Ottaviano Raggi (1592-1643) was a 17th-century Catholic cardinal. Before his appointment as Cardinal he rose in the ranks of civil and juridical administration of the Papal States and after he was one of the proponent of the Republic of Genoa into the College of Cardinals.

==Life==
Ottaviano Raggi was born in Genoa on 31 December 1592.

Ottaviano completed his studies earning a doctorate in utroque iure in the University of Genoa. After graduation he moved to Rome and took up a career in the administration of the Papal States: in 1617 he was appointed Protonotary apostolic, in 1619 he became referendary of the Tribunals of the Apostolic Signature, in 1622 he became cleric of the Apostolic Camera. Between 1624 and 1625 he was in charge of the maintenance of the roads and streets of the Papal States, in 1626 he was appointed responsible for the customs. In 1629 he was appointed responsible for the provisions of foodstuffs in Rome, and he positively managed the famine of 1630.
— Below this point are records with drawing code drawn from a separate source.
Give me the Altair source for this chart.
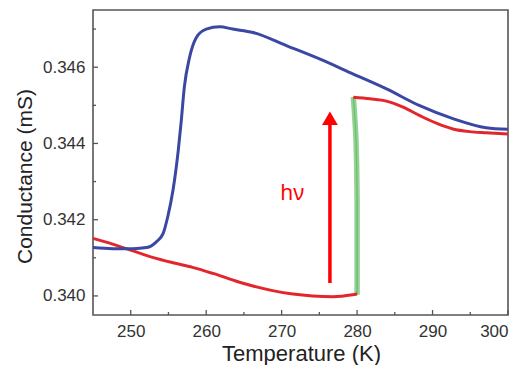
import altair as alt
import pandas as pd

# Blue curve (high-conductance branch)
blue_T = [245, 247.6, 250.3, 252.1, 253.4, 254.3, 254.9, 255.6, 256.3, 256.7, 257.1, 257.8,
          258.7, 260.0, 261.8, 263.5, 266.2, 270.7, 275.1, 279.5, 283.9, 288.3, 292.7, 297.1, 300]
blue_G = [0.34127, 0.34124, 0.34124, 0.34127, 0.34142, 0.34164, 0.34207, 0.34277, 0.34382, 0.3446,
          0.34547, 0.34626, 0.34678, 0.34700, 0.34706, 0.34700, 0.34691, 0.34656, 0.34621, 0.34582,
          0.34543, 0.34499, 0.34465, 0.34441, 0.34437]

# Red curve before illumination
red1_T = [245, 247.6, 250.3, 252.9, 255.6, 258.2, 260.9, 263.5, 266.2, 268.8, 271.5, 274.1, 276.8, 279.4, 280.0]
red1_G = [0.34151, 0.34136, 0.34118, 0.34101, 0.34087, 0.34075, 0.34059, 0.34042, 0.34026, 0.34014,
          0.34005, 0.34000, 0.33998, 0.34003, 0.34005]

# Red curve after illumination
red2_T = [279.5, 281.7, 283.9, 286.1, 288.3, 290.5, 292.7, 294.9, 297.1, 300]
red2_G = [0.34521, 0.34517, 0.34511, 0.34495, 0.34473, 0.34453, 0.34438, 0.34431, 0.34428, 0.34425]

# Green jump at 280 K
green_T = [280.0, 280.0, 279.9, 279.7, 279.5]
green_G = [0.34003, 0.3425, 0.34377, 0.34466, 0.34522]

# Axis ticks
x_major = [250, 260, 270, 280, 290, 300]
x_minor = [255, 265, 275, 285, 295]
y_major = [0.340, 0.342, 0.344, 0.346]
y_minor = [0.341, 0.343, 0.345, 0.347]

# Annotation
arrow_T = [276.4]
arrow_G0 = [0.34034]
arrow_G1 = [0.34475]
arrow_head_G = [0.34466]
label_T = [271.4]
label_G = [0.34252]
label_text = ["hν"]

W, H = 415, 305
FONT = "Liberation Sans"
xs = alt.Scale(domain=[245, 300], nice=False, zero=False)
ys = alt.Scale(domain=[0.3395, 0.3475], nice=False, zero=False)

AX_X = alt.Axis(
    title="Temperature (K)", values=x_major, format="d", ticks=False, tickSize=0,
    domain=False, grid=False, labelFont=FONT, labelFontSize=17, labelColor="#333",
    labelPadding=8, titleFont=FONT, titleFontSize=22, titleFontWeight="normal",
    titleColor="#222", titleX=208, titleY=45, titleBaseline="alphabetic")
AX_Y = alt.Axis(
    title="Conductance (mS)", values=y_major, format=".3f", ticks=False, tickSize=0,
    domain=False, grid=False, labelFont=FONT, labelFontSize=17, labelColor="#333",
    labelPadding=8, titleFont=FONT, titleFontSize=21, titleFontWeight="normal",
    titleColor="#222", titleX=-68, titleY=166, titleBaseline="middle", titleAngle=-90)


def X():
    return alt.X("T:Q", scale=xs, axis=AX_X, title="Temperature (K)")


def Y():
    return alt.Y("G:Q", scale=ys, axis=AX_Y, title="Conductance (mS)")


def line_layer(T, G, color, width, opacity=1.0):
    df = pd.DataFrame({"T": T, "G": G, "o": range(len(T))})
    return alt.Chart(df).mark_line(color=color, strokeWidth=width, opacity=opacity,
                                   interpolate="monotone").encode(x=X(), y=Y(), order="o:Q")


def xtick_layer(vals, length):
    df = pd.DataFrame({"T": vals})
    return alt.Chart(df).mark_rule(color="#555", strokeWidth=1.3).encode(
        x=X(), y=alt.value(H), y2=alt.value(H - length))


def ytick_layer(vals, length):
    df = pd.DataFrame({"G": vals})
    return alt.Chart(df).mark_rule(color="#555", strokeWidth=1.3).encode(
        y=Y(), x=alt.value(0), x2=alt.value(length))


arrow_df = pd.DataFrame({"T": arrow_T, "G": arrow_G0, "G1": arrow_G1})
arrow_line = alt.Chart(arrow_df).mark_rule(color="#ff0000", strokeWidth=3.5).encode(
    x=X(), y=Y(), y2="G1:Q")
head_df = pd.DataFrame({"T": arrow_T, "G": arrow_head_G})
arrow_head = alt.Chart(head_df).mark_point(shape="triangle-up", filled=True, color="#ff0000",
                                           size=250, opacity=1).encode(x=X(), y=Y())

label_df = pd.DataFrame({"T": label_T, "G": label_G, "t": label_text})
label = alt.Chart(label_df).mark_text(color="#ff0000", font="Noto Sans", fontSize=21,
                                      align="center", baseline="alphabetic").encode(
    x=X(), y=Y(), text="t:N")

chart = alt.layer(
    xtick_layer(x_major, 5), xtick_layer(x_minor, 3),
    ytick_layer(y_major, 5), ytick_layer(y_minor, 3),
    line_layer(green_T, green_G, "#8fd08f", 5.5, 0.95),
    line_layer(green_T, green_G, "#5fb85f", 1.2, 0.8),
    line_layer(red1_T, red1_G, "#e3262b", 3),
    line_layer(red2_T, red2_G, "#e3262b", 3),
    line_layer(blue_T, blue_G, "#3a47a3", 3),
    arrow_line, arrow_head, label,
).properties(
    width=W, height=H,
    autosize=alt.AutoSizeParams(type="none"),
    padding={"left": 85, "top": 2, "right": 8, "bottom": 50},
).configure(
    background="white",
    view=alt.ViewConfig(stroke="#555", strokeWidth=1.6),
)

chart.save("out.html", embed_options={"renderer": "svg", "actions": False})
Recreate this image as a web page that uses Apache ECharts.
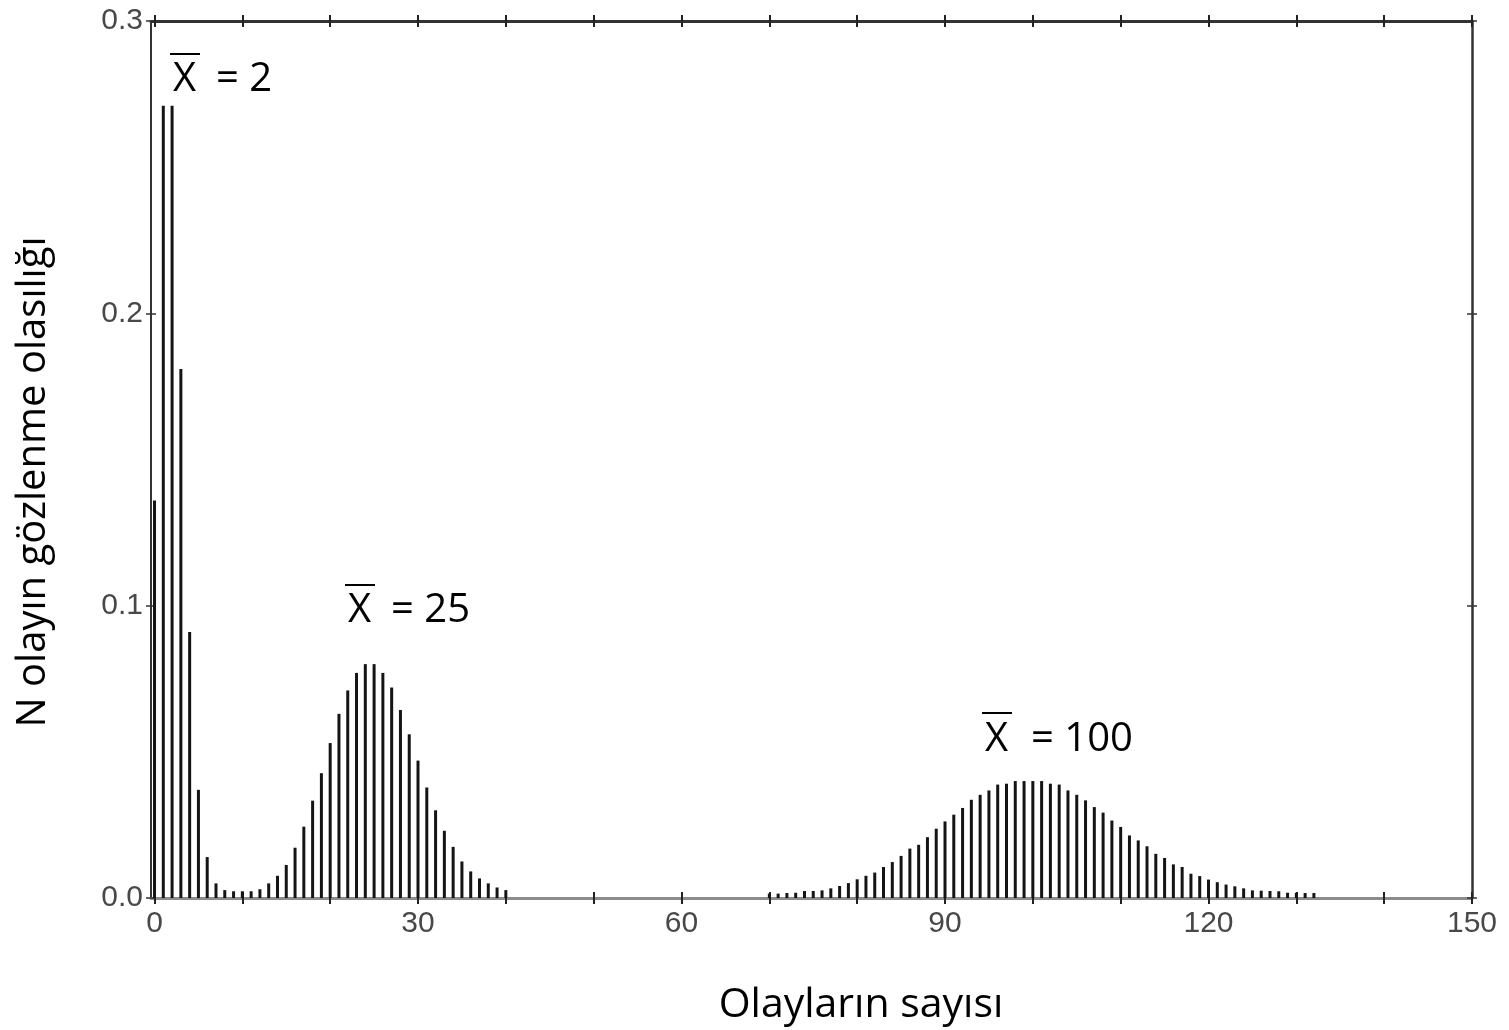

From 1637 he was Auditor General of the Apostolic Camera, i.e. the Chief Judge of the high court competent for civil, ecclesiastical and penal issues related to the Roman Curia as well as superintendent of the important College of Notaries. As Auditor General on 26 September 1641 he issued an edict to inflict Excommunication to whichever people sided with Odoardo Farnese, Duke of Parma, so making the first formal move of the First War of Castro.

He kept that office up to 16 December 1641 when he was created Cardinal priest with the title of Sant'Agostino. On 12 January 1643 Raggi was appointed Bishop of Aleria in the island Corsica, at the time under the Republic of Genoa. The episcopal consecration followed on 1 February in the Basilica di Santa Maria Maggiore by the hands of Giandomenico Spinola.

He moved to his diocese in April 1643 and from May to November 1643 he lived in Bastia. In December he returned to Rome where he died on 31 December 1643 after the laborious travel. He was buried in the Church of the Gesù.